Anda masih ingat peristiwa Tsunami terdahsyat di Aceh 15 tahun lalu?
Gempa bumi megathrust bawah laut yang diikuti dengan Tsunami ketika itu merupakan bencana alam paling mematikan sepanjang sejarah. Guncangan gempa tersebut diperkirakan berkekuatan 9,1 skala Richter.
Dampaknya, sekitar 230.000-an orang di 14 negara meninggal dunia akibat Tsunami yang terjadi pada 26 Â Desember 2004 lalu. Selain Sri Lanka, India, dan Thailand, Indonesia merupakan negara yang terkena dampak paling parah (Wikipedia).
Saya baru tahu, ternyata di Malang ketika itu ada sebuah tempat penampungan sementara untuk anak-anak korban Tsunami Aceh 2004.
Bahwa sebagian anak-anak korban Tsunami ketika itu diungsikan ke Malang. Setelah dianggap cukup aman, mereka dikirimkan kembali ke daerah asalnya.
Kini, tempat penampungan tersebut berkembang menjadi Pondok Pesantren Muhammadiyah Almunawwaroh. Lembaga pendidikan ini tetap memberikan bantuan berupa beasiswa bagi santri yatim dan kurang mampu. Lembaga ini beralamatkan di Jl. Kyai Sofyan Yusuf No. 32 Kedungkandang Malang.
Bagaimana ceritanya?
"Lembaga pendidikan ini berdiri setelah peristiwa Tsunami Aceh tahun 2004. Sebagian anak-anak korban Tsunami diungsikan ke sini. Dalam perkembangannya, kok sepertinya bisa dijadikan pondok pesantren...", demikian Ustadz Akhmad Mukti Baiquni mengisahkan kepada kami (22/12/2019).
"Maka, untuk pertama kalinya, didirikanlah pondok pesantren ini yang dikoordinir oleh Ali Djakfar. Kemudian didatangkanlah ustadz-ustadz dari alumnus pondok pesantren Gontor". Begitu, ustadz Baiquni menambahkan.
Ustadz alumnus Gontor kelahiran 1994 inilah yang sehari-hari mengasuh, mendidik, dan mengajar anak-anak yang tinggal di Pondok Pesantren Al Munawwaroh.

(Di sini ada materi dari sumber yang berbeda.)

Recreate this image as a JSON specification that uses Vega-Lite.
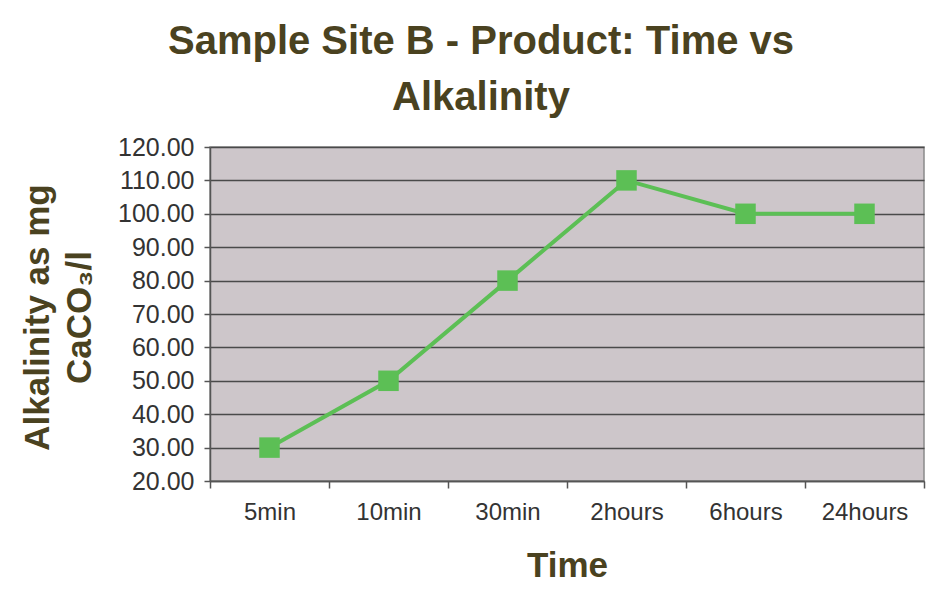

Untuk menunjang efektivitas pembelajaran dan kemandirian santri, disediakanlah asrama. Pada tahun 2014, lembaga pendidikan ini mengintegrasikan antara pembelajaran pondok pesantren dengan sekolah/madrasah, begitu jelas ustadz Baiquni kepada kami.
Pada saat kami berkunjung, pondok pesantren Al Munawwaroh memiliki lembaga pendidikan MTs Muhammadiyah 2 dan MA Muhammadiyah 2. Konsepnya adalah mengintegrasikan kurikulum Kemenag dan Pondok Pesantren. Lembaga ini juga memberikan layanan pembelajaran Tahfidz Alquran.
Saat kami berkunjung pada masa liburan akhir tahun itu, ada sekitar 30 santri yang masih tinggal di pondok pesantren. Mereka tidak pulang ke rumah saat liburan pada Desember tahun ini .
Sebanyak 14 diantaranya berasal dari luar Jawa, seperti Flores, Lombok, Maluku, dan lain-lain. Seluruhnya, terdapat  81 siswa. Pondok pesantren ini mayoritas dihuni oleh santri laki-laki.
Petang itu, usai shalat maghrib, kami bertemu dengan mereka yang masih tinggal di pondok pesantren Al Munawwaroh. Kami saling berbagi. Mereka berbagi suka dan duka selama tinggal di pesantren.
Dukanya, mereka harus berpisah dengan keluarganya. Jauh dari kampung halamannya. Namun di balik itu, mereka beruntung bisa belajar di pesantren dan bersekolah. Masih ada asa. Ada yang bercita-cita ingin jadi masinis, guru, dan sebagainya.
Di akhir pertemuan singkat itu, kami berbagi rezeki buat mereka. Semoga bermanfaat.
Bagi saya, hal ini merupakan peristiwa biasa. Istimewanya, kami menutup akhir tahun ini dengan berbagi bersama komunitas Bolang (Blogger Kompasiana Malang).
Terima kasih kawan-kawan Bolang. Terima kasih untuk Mas Heri, Mas Hariadi, Mbak Erny, Mbak Santi, dan semuanya!
"Bolang Berbagi", merupakan satu diantara tradisi komunitas kami yang pantas kami rawat. Berbagi itu indah.